According to charges, Smuglin, Clemons and their co-conspirators allegedly participated in a scheme that lured Medicaid patients to their clinics, located in Manhattan and the Bronx, by paying kickbacks and offering prescriptions for Suboxone.
Once recruited, prosecutors said, patients allegedly encountered the façade of a substance abuse treatment program.
During this time that appropriate and necessary medical histories were allegedly not maintained, authorities reported, physicals and urine toxicology were not regularly performed. Patients, nonetheless, were consistently provided with prescriptions for Suboxone at the maximum dose, without any effort to taper or wean the patient off the narcotic in violation of applicable treatment guidelines.

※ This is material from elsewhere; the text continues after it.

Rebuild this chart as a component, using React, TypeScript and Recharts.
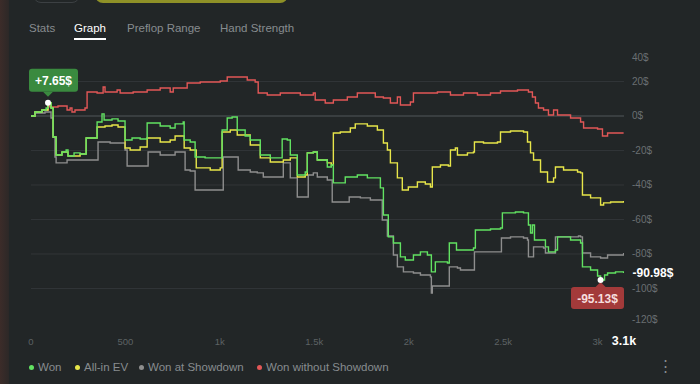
import React from 'react';
import { LineChart, Line, XAxis, YAxis, ReferenceLine, ReferenceDot } from 'recharts';

// hands played (x) and cumulative $ (y)
const wonHands = [0, 21, 58, 80, 90, 106, 117, 133, 164, 186, 196, 228, 260, 292, 350, 376, 387, 429, 461, 498, 535, 578, 615, 684, 737, 763, 806, 811, 843, 869, 922, 1002, 1012, 1039, 1065, 1092, 1134, 1161, 1214, 1267, 1330, 1357, 1373, 1410, 1452, 1463, 1495, 1516, 1569, 1590, 1601, 1664, 1728, 1781, 1850, 1866, 1892, 1919, 1956, 1982, 2025, 2062, 2099, 2120, 2141, 2205, 2215, 2253, 2343, 2353, 2433, 2486, 2496, 2565, 2608, 2634, 2645, 2655, 2666, 2724, 2740, 2777, 2788, 2857, 2910, 2920, 2963, 3000, 3016, 3037, 3053, 3095, 3138];
const wonValues = [0, 2.3, 3.5, 4.6, 7.65, 4.6, -12.2, -22.6, -20.9, -19.7, -23.2, -21.4, -22, -12.8, -3.5, 1.2, -2.3, -1.7, -2.9, -13.9, -12.8, -13.3, -4.1, -5.8, -7, -4.6, -3.5, -13.9, -15.1, -23.8, -24.3, -24.3, -8.1, -1.2, -0.6, -8.1, -11.6, -13.9, -22.6, -24.3, -13.3, -13.9, -22.6, -34.2, -32.5, -21.4, -20.9, -25.5, -29.6, -28.4, -38.8, -35.4, -34.2, -35.9, -41.7, -57.4, -70.1, -73.6, -81.7, -83.5, -80.6, -78.8, -80.6, -90.4, -84.6, -85.2, -73.6, -77.7, -76.5, -66.1, -65.5, -64.9, -56.2, -55.7, -56.2, -63.2, -67.8, -63.2, -71.9, -75.9, -78.8, -77.7, -70.1, -71.9, -73.6, -87.5, -89.3, -92.8, -95.13, -92.2, -91, -90.4, -90.98];

const allinHands = [0, 21, 58, 90, 106, 117, 133, 164, 196, 260, 292, 350, 392, 429, 461, 498, 525, 578, 615, 684, 737, 763, 806, 811, 843, 875, 949, 1002, 1012, 1055, 1092, 1161, 1214, 1267, 1336, 1373, 1410, 1452, 1463, 1495, 1516, 1569, 1590, 1601, 1638, 1691, 1717, 1781, 1834, 1866, 1887, 1903, 1940, 1966, 1998, 2046, 2088, 2115, 2125, 2168, 2210, 2221, 2247, 2258, 2311, 2343, 2348, 2396, 2470, 2486, 2539, 2608, 2629, 2645, 2661, 2698, 2735, 2767, 2777, 2820, 2894, 2910, 2920, 2963, 3016, 3032, 3069, 3138];
const allinValues = [0, 2.3, 3.5, 7.65, 4.6, -12.2, -22.6, -20.9, -23.2, -22, -12.8, -6.4, -5.8, -5.2, -6.4, -18.6, -19.7, -18, -12.8, -15.1, -13.9, -11.6, -11.6, -18.6, -19.7, -30.1, -31.3, -30.1, -9.3, -8.1, -11, -16.8, -24.3, -26.7, -25.5, -24.3, -35.4, -34.2, -21.4, -20.9, -25.5, -27.2, -28.4, -9.9, -9.3, -7, -4.6, -5.8, -8.1, -15.7, -19.7, -27.2, -35.9, -42.9, -41.2, -38.3, -39.4, -41.2, -29.6, -28.4, -29, -19.7, -18.6, -22.6, -21.4, -20.9, -15.1, -15.7, -15.1, -9.3, -8.7, -9.3, -15.1, -21.4, -25.5, -32.5, -38.3, -35.9, -29.6, -31.3, -32.5, -33, -45.8, -47.5, -51.6, -50.4, -49.9, -49.3];

const showdownHands = [0, 21, 74, 90, 106, 117, 127, 133, 191, 350, 355, 419, 488, 498, 509, 615, 620, 684, 763, 806, 816, 843, 869, 1012, 1018, 1092, 1097, 1161, 1198, 1230, 1330, 1336, 1362, 1373, 1410, 1463, 1468, 1495, 1516, 1569, 1585, 1595, 1680, 1685, 1744, 1797, 1850, 1860, 1887, 1919, 1940, 1972, 2025, 2062, 2115, 2120, 2125, 2210, 2215, 2258, 2274, 2343, 2348, 2486, 2491, 2539, 2608, 2629, 2634, 2655, 2661, 2714, 2724, 2767, 2777, 2820, 2899, 2910, 2920, 2963, 3016, 3053, 3138];
const showdownValues = [0, 1.7, 2.3, 2.3, -1.2, -12.2, -23.8, -27.2, -25.5, -25.5, -15.1, -15.7, -15.7, -19.7, -29, -29, -20.9, -22.6, -20.9, -20.9, -31.3, -31.9, -42.9, -42.9, -23.8, -23.8, -31.3, -32.5, -33, -35.4, -35.4, -27.2, -27.2, -35.9, -47, -47, -34.2, -33, -35.4, -37.1, -37.1, -49.9, -49.9, -47, -47.5, -48.7, -48.7, -60.3, -69.6, -80.6, -87.5, -90.4, -91, -92.2, -93.3, -102.6, -98.6, -98.6, -87.5, -88.1, -89.3, -89.3, -78.8, -78.8, -70.7, -70.1, -70.7, -71.9, -81.7, -81.7, -75.9, -76.5, -79.4, -79.4, -70.1, -70.1, -69.6, -70.1, -79.4, -81.7, -82.3, -80.6, -79.4];

const nonShowdownHands = [0, 21, 58, 90, 101, 143, 170, 191, 207, 217, 233, 286, 297, 350, 382, 392, 456, 472, 541, 615, 684, 737, 753, 827, 896, 965, 1002, 1039, 1108, 1145, 1187, 1203, 1251, 1320, 1389, 1426, 1495, 1505, 1558, 1601, 1675, 1728, 1781, 1823, 1866, 1903, 1940, 1956, 2009, 2025, 2099, 2152, 2221, 2290, 2364, 2433, 2486, 2576, 2634, 2655, 2671, 2687, 2714, 2740, 2767, 2788, 2857, 2910, 2926, 3000, 3026, 3053, 3138];
const nonShowdownValues = [0, 2.3, 3.5, 5.8, 5.2, 5.8, 5.8, 3.5, 4.6, 2.3, 3.5, 4.6, 13.9, 13.3, 16.8, 13.9, 15.1, 13.3, 13.9, 15.1, 16.2, 13.9, 16.2, 19.1, 19.7, 19.7, 20.3, 22.6, 22.6, 20.9, 19.7, 13.3, 12.2, 13.3, 13.3, 12.2, 13.3, 9.3, 7.5, 9.3, 11, 13.3, 13.3, 11, 10.4, 7.5, 11, 6.4, 8.1, 13.3, 13.3, 13.9, 12.2, 13.3, 12.2, 13.3, 14.5, 15.1, 13.9, 11, 7.5, 4.6, 3.5, 0.6, 3.5, 0.6, -1.2, -3.5, -7, -7.5, -11.6, -9.9, -9.9];

const TOTAL_HANDS = 3140;
const xTicks = [0, 500, 1000, 1500, 2000, 2500, 3000, TOTAL_HANDS];
const yTicks = [40, 20, 0, -20, -40, -60, -80, -100, -120];
const gridValues = [20, -20, -40, -60, -80, -100];
const tabs = ['Stats', 'Graph', 'Preflop Range', 'Hand Strength'];

const GREEN = '#62e262';
const YELLOW = '#e8e64a';
const GRAY = '#8e8e8e';
const RED = '#e25757';
const BG = '#222627';
const FONT = '"Liberation Sans", Arial, sans-serif';

const PLOT_TOP = 57;
const PLOT_BOTTOM = 319;

const toPoints = (hands: number[], values: number[]) =>
  hands.map((hand, i) => ({ hand, value: values[i] }));

const series = [
  { name: 'Won at Showdown', color: GRAY, data: toPoints(showdownHands, showdownValues) },
  { name: 'Won without Showdown', color: RED, data: toPoints(nonShowdownHands, nonShowdownValues) },
  { name: 'All-in EV', color: YELLOW, data: toPoints(allinHands, allinValues) },
  { name: 'Won', color: GREEN, data: toPoints(wonHands, wonValues) },
];
const legendOrder = ['Won', 'All-in EV', 'Won at Showdown', 'Won without Showdown'];
const legendLeft = [29, 75, 139, 257];

const peakIdx = wonValues.indexOf(Math.max(...wonValues));
const lowIdx = wonValues.indexOf(Math.min(...wonValues));
const lastIdx = wonValues.length - 1;

const fmtHands = (v: number) => (v === TOTAL_HANDS ? '3.1k' : v < 1000 ? String(v) : `${v / 1000}k`);

function XTick({ x, y, payload }: any) {
  const last = payload.value === TOTAL_HANDS;
  return (
    <text x={x} y={y + 20} textAnchor="middle" dominantBaseline="central"
      fill={last ? '#ffffff' : '#5d6264'} fontSize={last ? 12.5 : 9.5}
      fontWeight={last ? 700 : 400} fontFamily={FONT}>
      {fmtHands(payload.value)}
    </text>
  );
}

function YTick({ x, y, payload }: any) {
  const ty = Math.min(PLOT_BOTTOM, Math.max(PLOT_TOP, y));
  return (
    <text x={x + 6} y={ty} textAnchor="start" dominantBaseline="central"
      fill="#6a6f72" fontSize={10} fontFamily={FONT}>
      {`${payload.value}$`}
    </text>
  );
}

function PeakMarker({ cx, cy }: any) {
  const w = 49, h = 23;
  const left = Math.max(29, cx - w / 2);
  const top = cy - 34;
  return (
    <g>
      <rect x={left} y={top} width={w} height={h} rx={3} fill="#3a8a3f" />
      <path d={`M${cx - 5},${top + h} L${cx + 5},${top + h} L${cx},${top + h + 5} Z`} fill="#3a8a3f" />
      <text x={left + w / 2} y={top + h / 2 + 0.5} textAnchor="middle" dominantBaseline="central"
        fill="#ffffff" fontSize={12} fontWeight={700} fontFamily={FONT}>
        {`+${wonValues[peakIdx]}$`}
      </text>
      <circle cx={cx} cy={cy} r={3} fill="#ffffff" />
    </g>
  );
}

function LowMarker({ cx, cy }: any) {
  const w = 53, h = 22;
  const left = Math.min(624 - w, cx - w / 2);
  const top = cy + 7;
  return (
    <g>
      <rect x={left} y={top} width={w} height={h} rx={3} fill="#a33a3a" />
      <path d={`M${cx - 5},${top} L${cx + 5},${top} L${cx},${top - 5} Z`} fill="#a33a3a" />
      <text x={left + w / 2} y={top + h / 2 + 0.5} textAnchor="middle" dominantBaseline="central"
        fill="#f6dede" fontSize={12} fontWeight={700} fontFamily={FONT}>
        {`${wonValues[lowIdx]}$`}
      </text>
      <circle cx={cx} cy={cy} r={3} fill="#ffffff" />
    </g>
  );
}

function EndLabel({ cx, cy }: any) {
  return (
    <text x={cx + 9} y={cy} textAnchor="start" dominantBaseline="central"
      fill="#ffffff" fontSize={12} fontWeight={700} fontFamily={FONT}>
      {`${wonValues[lastIdx]}$`}
    </text>
  );
}

export default function App() {
  return (
    <div style={{ position: 'fixed', left: 0, top: 0, width: 700, height: 384, background: BG, overflow: 'hidden', fontFamily: FONT }}>
      <div style={{ position: 'absolute', left: 0, top: 0, width: 9, height: 384, background: 'linear-gradient(to right, #3c2c29, #2c2827)' }} />
      <div style={{ position: 'absolute', left: 33, top: -20, width: 47, height: 23, border: '1px solid #3c4043', borderRadius: 8, boxSizing: 'border-box' }} />
      <div style={{ position: 'absolute', left: 95, top: -20, width: 193, height: 23, background: '#8f9127', borderRadius: 8 }} />

      {tabs.map((t, i) => (
        <div key={t} style={{
          position: 'absolute', left: [29, 74, 127, 220][i], top: 20, fontSize: 11.5, lineHeight: '16px',
          color: t === 'Graph' ? '#ffffff' : '#878c8f',
        }}>
          {t}
          {t === 'Graph' && <div style={{ height: 2, background: '#ffffff', marginTop: 2 }} />}
        </div>
      ))}

      <div style={{ position: 'absolute', left: 0, top: 0 }}>
        <LineChart width={700} height={384} margin={{ top: PLOT_TOP, right: 16, bottom: 0, left: 31 }}>
          <XAxis type="number" dataKey="hand" domain={[0, TOTAL_HANDS]} ticks={xTicks} interval={0}
            allowDataOverflow axisLine={false} tickLine={false} tickSize={0} height={65} tick={<XTick />} />
          <YAxis type="number" dataKey="value" orientation="right" domain={[-117.7, 34.2]} ticks={yTicks}
            interval={0} allowDataOverflow axisLine={false} tickLine={false} tickSize={0} width={60} tick={<YTick />} />
          {gridValues.map((v) => (
            <ReferenceLine key={v} y={v} stroke="#313538" strokeWidth={1} />
          ))}
          <ReferenceLine y={0} stroke="#42474a" strokeWidth={1.5} />
          {series.map((s) => (
            <Line key={s.name} data={s.data} dataKey="value" name={s.name} type="stepAfter"
              stroke={s.color} strokeWidth={1.4} dot={false} isAnimationActive={false} />
          ))}
          <ReferenceDot x={wonHands[peakIdx]} y={wonValues[peakIdx]} r={3} shape={(p: any) => <PeakMarker {...p} />} />
          <ReferenceDot x={wonHands[lowIdx]} y={wonValues[lowIdx]} r={3} shape={(p: any) => <LowMarker {...p} />} />
          <ReferenceDot x={wonHands[lastIdx]} y={wonValues[lastIdx]} r={0} shape={(p: any) => <EndLabel {...p} />} />
        </LineChart>
      </div>

      {legendOrder.map((name, i) => {
        const s = series.find((d) => d.name === name)!;
        return (
          <div key={name} style={{ position: 'absolute', left: legendLeft[i], top: 359, height: 16, display: 'flex', alignItems: 'center', fontSize: 11.5, color: '#878c8f' }}>
            <span style={{ width: 5, height: 5, borderRadius: '50%', background: s.color, marginRight: 4 }} />
            {name}
          </div>
        );
      })}
      <div style={{ position: 'absolute', left: 658, top: 357, fontSize: 15, color: '#878c8f' }}>⋮</div>
    </div>
  );
}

As part of this scheme, prosecutors say, Smuglin and Clemons allegedly gave pre-signed and blank prescription pads to medical and non-medical staff within the clinics, which enabled them to hand out prescriptions, including ones for controlled substances, to patients without medical need. Once the Suboxone prescriptions were obtained, patients were allegedly offered money from drug dealers inside and outside of the clinic, often in plain view of physicians and employees.
Prosecutors say that relying on the accuracy of claims submitted for these Suboxone prescriptions, Medicaid and MetroPlus, a Medicaid managed care organization, paid pharmacies filling the prescriptions over $3 million in 2015 and over $2 million in 2016.
Both Smuglin and Clemons were arraigned before the New York City Criminal Court in Bronx County on May 3, where they were released on their own recognizance and ordered to surrender their passports. Both are due to return to court on June 12.
If convicted, Smuglin and Clemons each face between 8 1/3 to 25 years in state prison.